→ Task requirements:
Check each line for the string "this", then give only how many lines have it.
┏━━
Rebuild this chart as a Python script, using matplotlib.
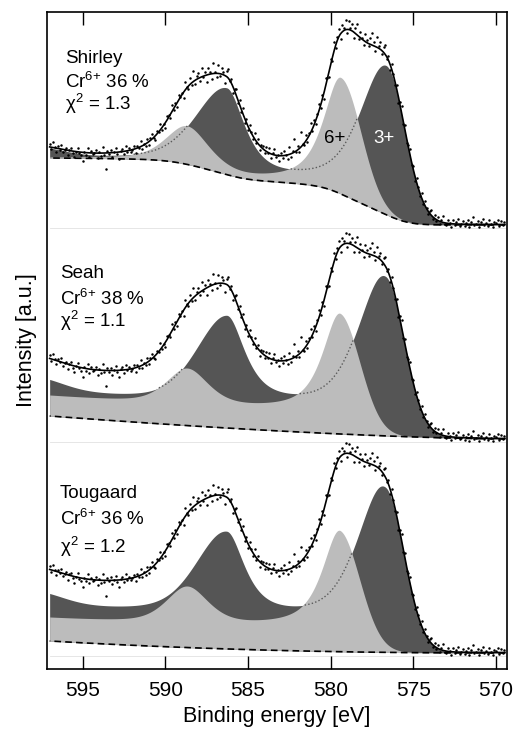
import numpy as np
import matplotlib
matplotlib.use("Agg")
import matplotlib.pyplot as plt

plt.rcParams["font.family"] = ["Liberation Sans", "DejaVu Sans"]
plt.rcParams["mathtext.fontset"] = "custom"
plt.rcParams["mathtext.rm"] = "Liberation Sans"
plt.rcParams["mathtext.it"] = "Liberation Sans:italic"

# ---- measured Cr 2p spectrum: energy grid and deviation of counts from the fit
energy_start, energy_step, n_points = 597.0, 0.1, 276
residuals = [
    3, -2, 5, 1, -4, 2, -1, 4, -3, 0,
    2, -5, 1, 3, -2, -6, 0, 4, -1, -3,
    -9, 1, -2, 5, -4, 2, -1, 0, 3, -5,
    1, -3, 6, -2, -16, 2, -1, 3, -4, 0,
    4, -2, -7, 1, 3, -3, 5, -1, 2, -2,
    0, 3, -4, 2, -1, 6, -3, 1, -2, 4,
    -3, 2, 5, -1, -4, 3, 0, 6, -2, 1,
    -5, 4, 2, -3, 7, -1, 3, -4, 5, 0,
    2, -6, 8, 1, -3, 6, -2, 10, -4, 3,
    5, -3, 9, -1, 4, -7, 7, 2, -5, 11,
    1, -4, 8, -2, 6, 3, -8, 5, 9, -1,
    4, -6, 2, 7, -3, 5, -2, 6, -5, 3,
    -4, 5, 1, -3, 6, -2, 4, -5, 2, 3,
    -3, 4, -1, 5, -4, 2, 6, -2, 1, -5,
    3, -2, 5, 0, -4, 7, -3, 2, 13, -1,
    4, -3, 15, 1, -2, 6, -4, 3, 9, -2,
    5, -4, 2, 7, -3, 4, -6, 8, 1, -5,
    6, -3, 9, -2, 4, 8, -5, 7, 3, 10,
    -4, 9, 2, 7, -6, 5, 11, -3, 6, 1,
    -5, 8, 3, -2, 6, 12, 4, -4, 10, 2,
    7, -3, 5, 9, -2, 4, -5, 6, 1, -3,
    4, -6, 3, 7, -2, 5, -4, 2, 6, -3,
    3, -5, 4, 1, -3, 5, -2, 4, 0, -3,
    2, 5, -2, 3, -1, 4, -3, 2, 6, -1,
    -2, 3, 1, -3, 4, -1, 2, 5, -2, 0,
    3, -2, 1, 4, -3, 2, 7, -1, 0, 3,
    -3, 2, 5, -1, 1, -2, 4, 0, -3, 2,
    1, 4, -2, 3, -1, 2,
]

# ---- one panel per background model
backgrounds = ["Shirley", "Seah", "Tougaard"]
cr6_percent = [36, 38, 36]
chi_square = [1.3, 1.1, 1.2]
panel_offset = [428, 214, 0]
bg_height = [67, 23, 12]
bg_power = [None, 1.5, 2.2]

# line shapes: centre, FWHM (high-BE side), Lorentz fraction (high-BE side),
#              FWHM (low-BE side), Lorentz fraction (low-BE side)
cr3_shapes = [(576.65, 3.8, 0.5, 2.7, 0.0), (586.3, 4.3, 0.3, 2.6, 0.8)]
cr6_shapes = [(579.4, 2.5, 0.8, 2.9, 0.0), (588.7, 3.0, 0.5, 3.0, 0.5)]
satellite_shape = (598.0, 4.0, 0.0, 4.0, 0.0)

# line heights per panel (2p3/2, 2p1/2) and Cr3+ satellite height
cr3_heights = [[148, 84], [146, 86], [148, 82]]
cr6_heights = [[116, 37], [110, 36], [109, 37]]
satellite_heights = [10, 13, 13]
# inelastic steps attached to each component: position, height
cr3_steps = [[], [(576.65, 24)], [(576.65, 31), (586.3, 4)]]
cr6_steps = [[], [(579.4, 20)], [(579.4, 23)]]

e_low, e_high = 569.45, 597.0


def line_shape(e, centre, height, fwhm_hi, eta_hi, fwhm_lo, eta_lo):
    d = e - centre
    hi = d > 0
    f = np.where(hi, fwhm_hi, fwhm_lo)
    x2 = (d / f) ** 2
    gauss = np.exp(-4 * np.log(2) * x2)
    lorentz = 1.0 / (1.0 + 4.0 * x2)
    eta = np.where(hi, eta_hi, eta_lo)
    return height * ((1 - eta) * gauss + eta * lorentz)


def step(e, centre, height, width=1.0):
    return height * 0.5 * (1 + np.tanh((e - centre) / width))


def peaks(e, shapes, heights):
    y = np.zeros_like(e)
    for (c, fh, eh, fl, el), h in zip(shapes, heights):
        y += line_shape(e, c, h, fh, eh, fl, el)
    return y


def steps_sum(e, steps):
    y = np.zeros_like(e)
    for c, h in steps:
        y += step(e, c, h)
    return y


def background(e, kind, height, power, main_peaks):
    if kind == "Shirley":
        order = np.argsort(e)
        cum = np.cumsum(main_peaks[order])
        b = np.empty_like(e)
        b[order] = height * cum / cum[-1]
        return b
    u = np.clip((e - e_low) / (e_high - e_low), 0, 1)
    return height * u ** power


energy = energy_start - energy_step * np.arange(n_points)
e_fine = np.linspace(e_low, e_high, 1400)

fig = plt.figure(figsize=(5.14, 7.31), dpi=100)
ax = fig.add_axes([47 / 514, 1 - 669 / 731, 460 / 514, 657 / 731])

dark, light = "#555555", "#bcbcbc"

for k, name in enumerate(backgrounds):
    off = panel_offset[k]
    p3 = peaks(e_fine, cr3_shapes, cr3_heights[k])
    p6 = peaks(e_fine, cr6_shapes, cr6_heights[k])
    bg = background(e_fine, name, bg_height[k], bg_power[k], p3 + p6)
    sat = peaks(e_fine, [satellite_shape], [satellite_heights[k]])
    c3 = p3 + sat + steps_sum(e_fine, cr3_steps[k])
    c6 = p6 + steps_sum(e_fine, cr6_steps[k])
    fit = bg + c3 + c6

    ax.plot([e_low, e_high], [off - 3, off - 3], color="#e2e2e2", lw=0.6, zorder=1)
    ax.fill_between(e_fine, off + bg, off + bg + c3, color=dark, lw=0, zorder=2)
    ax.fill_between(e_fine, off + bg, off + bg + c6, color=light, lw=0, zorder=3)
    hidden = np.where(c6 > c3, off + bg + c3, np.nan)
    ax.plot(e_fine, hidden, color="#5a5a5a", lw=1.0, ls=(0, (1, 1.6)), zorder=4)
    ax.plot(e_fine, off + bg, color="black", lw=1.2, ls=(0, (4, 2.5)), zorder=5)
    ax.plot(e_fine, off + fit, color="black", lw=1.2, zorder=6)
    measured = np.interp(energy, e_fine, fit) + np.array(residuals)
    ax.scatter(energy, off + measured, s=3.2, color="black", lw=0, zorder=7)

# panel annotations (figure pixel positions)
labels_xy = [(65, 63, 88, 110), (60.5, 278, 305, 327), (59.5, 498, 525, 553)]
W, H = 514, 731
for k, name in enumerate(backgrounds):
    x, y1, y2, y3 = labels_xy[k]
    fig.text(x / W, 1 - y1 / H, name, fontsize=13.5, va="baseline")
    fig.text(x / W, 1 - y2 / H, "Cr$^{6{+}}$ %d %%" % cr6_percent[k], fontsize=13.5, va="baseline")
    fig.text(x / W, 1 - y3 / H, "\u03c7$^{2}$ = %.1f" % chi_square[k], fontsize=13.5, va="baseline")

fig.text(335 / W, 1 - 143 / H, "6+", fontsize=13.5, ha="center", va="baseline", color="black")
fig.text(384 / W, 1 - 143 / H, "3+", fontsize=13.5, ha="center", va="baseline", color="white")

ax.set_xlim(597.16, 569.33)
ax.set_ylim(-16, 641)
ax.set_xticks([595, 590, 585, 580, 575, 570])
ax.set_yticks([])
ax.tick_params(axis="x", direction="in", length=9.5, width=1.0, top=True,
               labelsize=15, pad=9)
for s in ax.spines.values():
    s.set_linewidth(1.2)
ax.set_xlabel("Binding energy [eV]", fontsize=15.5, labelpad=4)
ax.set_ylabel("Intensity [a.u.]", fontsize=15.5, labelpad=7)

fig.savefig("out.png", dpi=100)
┗━━
┏━━
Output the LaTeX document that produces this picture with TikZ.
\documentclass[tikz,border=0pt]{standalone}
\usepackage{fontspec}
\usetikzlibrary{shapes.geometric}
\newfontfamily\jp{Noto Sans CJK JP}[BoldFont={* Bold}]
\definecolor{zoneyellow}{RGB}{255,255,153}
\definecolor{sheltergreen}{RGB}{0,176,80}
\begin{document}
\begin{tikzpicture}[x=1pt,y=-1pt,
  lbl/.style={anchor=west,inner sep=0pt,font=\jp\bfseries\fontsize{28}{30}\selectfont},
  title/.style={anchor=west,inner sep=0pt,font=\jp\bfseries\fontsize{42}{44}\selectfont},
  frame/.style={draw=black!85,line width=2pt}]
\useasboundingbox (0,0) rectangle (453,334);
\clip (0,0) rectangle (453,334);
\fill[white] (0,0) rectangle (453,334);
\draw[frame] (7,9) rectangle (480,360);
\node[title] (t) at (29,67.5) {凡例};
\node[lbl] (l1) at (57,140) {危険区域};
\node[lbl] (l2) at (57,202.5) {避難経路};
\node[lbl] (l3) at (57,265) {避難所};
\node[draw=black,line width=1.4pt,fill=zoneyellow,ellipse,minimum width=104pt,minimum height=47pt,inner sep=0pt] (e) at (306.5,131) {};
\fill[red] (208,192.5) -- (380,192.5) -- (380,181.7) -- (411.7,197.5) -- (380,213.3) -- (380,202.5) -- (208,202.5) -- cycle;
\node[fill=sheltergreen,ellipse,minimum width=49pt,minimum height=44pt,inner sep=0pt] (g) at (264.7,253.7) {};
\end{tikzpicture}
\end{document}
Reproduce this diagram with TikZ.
┗━━
→ Response:
3